Sowcarpet is a neighborhood in the northern part of Chennai, India. Sowcarpet is one of the oldest neighborhoods of the city with narrow streets and vintage buildings. It is a bustling commercial area of the city, and a range of wholesale markets are located here. The locality is known as the North Indian hub of Chennai owing to the presence of the North Indian community here. Sowcarpet is home to the largest Marwadi community in South India.

Etymology
The neighbourhood derives its name from the term "sowcar" which comes from the Hindi word sahukaar, originally meaning merchant or native banker. The term now refers to a money-lender.

History
Sowcarpet is often referred to as "Little North India" owing to the presence of a predominantly North Indian population. The neighbourhood is home to the city's first North-Indian Jain temples.

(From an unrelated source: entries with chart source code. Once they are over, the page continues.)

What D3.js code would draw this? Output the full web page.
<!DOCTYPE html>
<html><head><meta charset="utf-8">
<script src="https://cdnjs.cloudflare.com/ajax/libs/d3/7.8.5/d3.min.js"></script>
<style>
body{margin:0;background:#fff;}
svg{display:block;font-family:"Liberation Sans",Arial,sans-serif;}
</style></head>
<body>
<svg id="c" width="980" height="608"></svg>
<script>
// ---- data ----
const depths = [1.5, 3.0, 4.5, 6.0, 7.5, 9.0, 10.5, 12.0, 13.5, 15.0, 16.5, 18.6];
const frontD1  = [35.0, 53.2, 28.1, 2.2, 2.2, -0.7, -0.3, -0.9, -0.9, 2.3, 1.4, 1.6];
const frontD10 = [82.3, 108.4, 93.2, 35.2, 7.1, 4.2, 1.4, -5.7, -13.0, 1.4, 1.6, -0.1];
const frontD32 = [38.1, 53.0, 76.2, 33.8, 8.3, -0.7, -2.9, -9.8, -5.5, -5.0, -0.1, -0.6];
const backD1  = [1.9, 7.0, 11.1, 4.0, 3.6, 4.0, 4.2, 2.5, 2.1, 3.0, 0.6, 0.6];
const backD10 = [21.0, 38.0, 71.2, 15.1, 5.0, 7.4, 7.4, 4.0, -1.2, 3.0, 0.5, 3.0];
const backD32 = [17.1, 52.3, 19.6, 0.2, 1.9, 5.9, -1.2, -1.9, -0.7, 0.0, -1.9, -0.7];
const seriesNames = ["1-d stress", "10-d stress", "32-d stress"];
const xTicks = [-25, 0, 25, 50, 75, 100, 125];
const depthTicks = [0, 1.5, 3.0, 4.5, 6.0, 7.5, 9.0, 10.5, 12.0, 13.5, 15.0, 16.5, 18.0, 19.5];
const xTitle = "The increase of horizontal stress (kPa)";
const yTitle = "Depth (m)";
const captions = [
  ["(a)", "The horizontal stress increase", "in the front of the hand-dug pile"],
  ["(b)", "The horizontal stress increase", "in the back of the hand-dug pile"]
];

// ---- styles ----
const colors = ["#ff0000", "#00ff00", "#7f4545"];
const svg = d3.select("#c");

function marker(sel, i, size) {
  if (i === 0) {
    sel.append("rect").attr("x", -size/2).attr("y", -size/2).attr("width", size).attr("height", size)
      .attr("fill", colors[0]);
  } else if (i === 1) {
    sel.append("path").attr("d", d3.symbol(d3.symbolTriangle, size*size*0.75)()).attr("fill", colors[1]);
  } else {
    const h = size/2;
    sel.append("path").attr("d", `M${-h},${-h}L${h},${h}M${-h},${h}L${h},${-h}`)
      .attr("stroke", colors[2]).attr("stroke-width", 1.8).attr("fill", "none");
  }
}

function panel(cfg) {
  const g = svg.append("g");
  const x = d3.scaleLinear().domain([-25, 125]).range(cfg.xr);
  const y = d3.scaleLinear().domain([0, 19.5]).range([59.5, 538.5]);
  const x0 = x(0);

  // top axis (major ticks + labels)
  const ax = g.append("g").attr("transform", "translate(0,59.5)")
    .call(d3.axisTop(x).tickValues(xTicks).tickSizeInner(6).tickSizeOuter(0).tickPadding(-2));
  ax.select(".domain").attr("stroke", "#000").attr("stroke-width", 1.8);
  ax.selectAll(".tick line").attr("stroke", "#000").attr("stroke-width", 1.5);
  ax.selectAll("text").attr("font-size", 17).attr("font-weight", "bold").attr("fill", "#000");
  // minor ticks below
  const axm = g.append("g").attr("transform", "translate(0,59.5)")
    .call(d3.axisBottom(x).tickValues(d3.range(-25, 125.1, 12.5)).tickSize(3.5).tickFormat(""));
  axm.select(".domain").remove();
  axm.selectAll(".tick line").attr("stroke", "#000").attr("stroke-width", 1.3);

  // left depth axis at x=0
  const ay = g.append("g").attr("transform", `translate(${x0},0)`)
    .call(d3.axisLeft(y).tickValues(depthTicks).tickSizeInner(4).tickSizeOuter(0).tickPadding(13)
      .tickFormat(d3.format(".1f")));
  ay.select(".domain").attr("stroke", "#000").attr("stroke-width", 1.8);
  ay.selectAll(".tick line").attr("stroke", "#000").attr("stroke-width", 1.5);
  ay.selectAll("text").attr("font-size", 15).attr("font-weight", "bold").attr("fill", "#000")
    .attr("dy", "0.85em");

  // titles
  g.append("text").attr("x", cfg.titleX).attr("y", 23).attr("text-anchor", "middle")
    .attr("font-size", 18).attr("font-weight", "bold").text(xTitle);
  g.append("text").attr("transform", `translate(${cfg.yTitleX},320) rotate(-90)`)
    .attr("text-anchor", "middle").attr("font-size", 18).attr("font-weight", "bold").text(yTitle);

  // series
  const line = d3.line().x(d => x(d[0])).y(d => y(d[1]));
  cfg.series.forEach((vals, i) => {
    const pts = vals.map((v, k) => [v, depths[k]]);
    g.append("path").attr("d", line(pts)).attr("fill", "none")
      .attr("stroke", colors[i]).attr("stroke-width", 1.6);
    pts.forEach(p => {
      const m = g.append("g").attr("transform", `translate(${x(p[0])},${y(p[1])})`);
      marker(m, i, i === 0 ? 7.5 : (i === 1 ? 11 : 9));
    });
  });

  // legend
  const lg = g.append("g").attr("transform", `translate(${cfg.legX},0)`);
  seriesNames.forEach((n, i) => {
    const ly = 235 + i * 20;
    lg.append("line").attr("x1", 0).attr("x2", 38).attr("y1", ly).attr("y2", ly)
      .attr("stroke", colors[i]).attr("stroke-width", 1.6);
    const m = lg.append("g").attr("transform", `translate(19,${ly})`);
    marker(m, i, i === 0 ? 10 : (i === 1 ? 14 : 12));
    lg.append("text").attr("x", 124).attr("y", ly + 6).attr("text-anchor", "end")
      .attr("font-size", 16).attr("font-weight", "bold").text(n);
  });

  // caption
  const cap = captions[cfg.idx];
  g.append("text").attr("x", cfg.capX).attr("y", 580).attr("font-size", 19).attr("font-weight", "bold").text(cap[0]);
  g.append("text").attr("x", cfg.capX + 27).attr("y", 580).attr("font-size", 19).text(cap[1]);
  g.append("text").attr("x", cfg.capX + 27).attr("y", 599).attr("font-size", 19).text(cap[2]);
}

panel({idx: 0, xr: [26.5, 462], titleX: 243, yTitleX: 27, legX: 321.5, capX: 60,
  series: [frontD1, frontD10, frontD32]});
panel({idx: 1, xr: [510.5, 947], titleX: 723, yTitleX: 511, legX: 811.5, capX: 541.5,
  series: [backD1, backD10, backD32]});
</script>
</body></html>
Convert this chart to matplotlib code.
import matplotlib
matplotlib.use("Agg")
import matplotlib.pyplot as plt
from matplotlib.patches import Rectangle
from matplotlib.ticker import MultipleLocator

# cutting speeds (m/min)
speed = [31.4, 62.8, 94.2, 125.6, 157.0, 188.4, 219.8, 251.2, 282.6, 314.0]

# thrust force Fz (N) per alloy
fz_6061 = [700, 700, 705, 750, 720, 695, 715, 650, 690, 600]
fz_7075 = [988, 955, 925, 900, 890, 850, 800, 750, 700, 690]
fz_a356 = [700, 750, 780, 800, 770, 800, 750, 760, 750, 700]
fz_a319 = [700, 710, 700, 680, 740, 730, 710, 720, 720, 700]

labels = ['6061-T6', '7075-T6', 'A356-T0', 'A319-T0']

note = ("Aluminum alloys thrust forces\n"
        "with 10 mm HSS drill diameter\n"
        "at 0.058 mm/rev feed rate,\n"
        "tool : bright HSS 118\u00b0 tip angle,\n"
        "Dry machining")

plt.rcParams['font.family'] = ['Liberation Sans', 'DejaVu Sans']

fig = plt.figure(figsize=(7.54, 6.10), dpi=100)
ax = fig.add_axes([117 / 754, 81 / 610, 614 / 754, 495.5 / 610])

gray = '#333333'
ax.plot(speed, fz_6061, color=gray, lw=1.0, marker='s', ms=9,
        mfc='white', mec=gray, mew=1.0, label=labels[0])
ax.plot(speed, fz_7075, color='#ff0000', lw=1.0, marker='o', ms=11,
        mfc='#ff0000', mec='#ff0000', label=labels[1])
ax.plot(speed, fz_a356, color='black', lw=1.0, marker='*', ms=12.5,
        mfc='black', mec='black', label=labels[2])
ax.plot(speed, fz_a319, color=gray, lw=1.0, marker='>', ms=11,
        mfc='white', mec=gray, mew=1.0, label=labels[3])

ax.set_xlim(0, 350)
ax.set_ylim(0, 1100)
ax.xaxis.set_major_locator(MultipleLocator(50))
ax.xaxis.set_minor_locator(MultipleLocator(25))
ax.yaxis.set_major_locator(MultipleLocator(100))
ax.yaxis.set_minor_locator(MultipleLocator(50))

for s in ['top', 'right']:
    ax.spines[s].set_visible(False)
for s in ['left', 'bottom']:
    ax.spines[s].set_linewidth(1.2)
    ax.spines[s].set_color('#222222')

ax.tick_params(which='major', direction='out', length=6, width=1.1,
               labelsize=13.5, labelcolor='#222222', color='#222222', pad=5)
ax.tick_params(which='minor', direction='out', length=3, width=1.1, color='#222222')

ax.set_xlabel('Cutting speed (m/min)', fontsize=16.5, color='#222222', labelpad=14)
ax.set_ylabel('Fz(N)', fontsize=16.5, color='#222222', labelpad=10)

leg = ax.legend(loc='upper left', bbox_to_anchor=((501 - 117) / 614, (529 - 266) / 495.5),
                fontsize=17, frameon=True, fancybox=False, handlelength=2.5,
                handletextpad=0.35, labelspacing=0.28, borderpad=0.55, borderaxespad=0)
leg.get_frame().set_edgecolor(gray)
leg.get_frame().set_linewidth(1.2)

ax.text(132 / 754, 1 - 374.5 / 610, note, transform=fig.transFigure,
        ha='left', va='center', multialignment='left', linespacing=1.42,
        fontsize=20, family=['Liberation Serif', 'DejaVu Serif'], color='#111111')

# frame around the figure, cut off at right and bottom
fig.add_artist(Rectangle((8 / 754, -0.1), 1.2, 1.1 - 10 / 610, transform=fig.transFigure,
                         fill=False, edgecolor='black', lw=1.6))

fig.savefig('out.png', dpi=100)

It is also flanked with shops and eateries offering north Indian foods and delicacies.

In his book Madras Rediscovered, Chennai city chronicler S. Muthiah writes that Gujarati immigrants from Saurashtra who established themselves as a weaving community in Madurai and Tirunelveli arrived in the Sowcarpet neighbourhood in the 17th century. The diamond and silk merchants, who gave the neighbourhood its name, arrived in the 18th century from Gujarat. Other settlers in the neighbourhood includes the Marwaris from Rajasthan, who arrived later.

Description
Sowcarpet is considered a shopper's paradise owing to the presence of shops and outlets selling a wide range of finished goods. Most streets in Sowcarpet are rather narrow, with a few exceptions like Mint Street and nearby area. The buildings in the streets are so close to each other that they look like they share a common wall. The sight is typical of the crowded bazaars of Indian cities – a potpourri of different vendors and artisans, trading and making a variety of articles. The wholesale markets for several goods are in Narayana Mudali street, Govindappa Naicken street and Rattan Bazaar. The area around Kasi Chetty street and Mint street is famous for shopping and for small eateries serving traditional North Indian, chiefly Gujarati and Marwari, chaat and other delicacies. Patni Plaza and Naidu Plaza are some of the well known shopping malls in the area. Kakada Ramprasad and Novelty Tea House, both started in 1958, are some of the notable eateries in the neighbourhood.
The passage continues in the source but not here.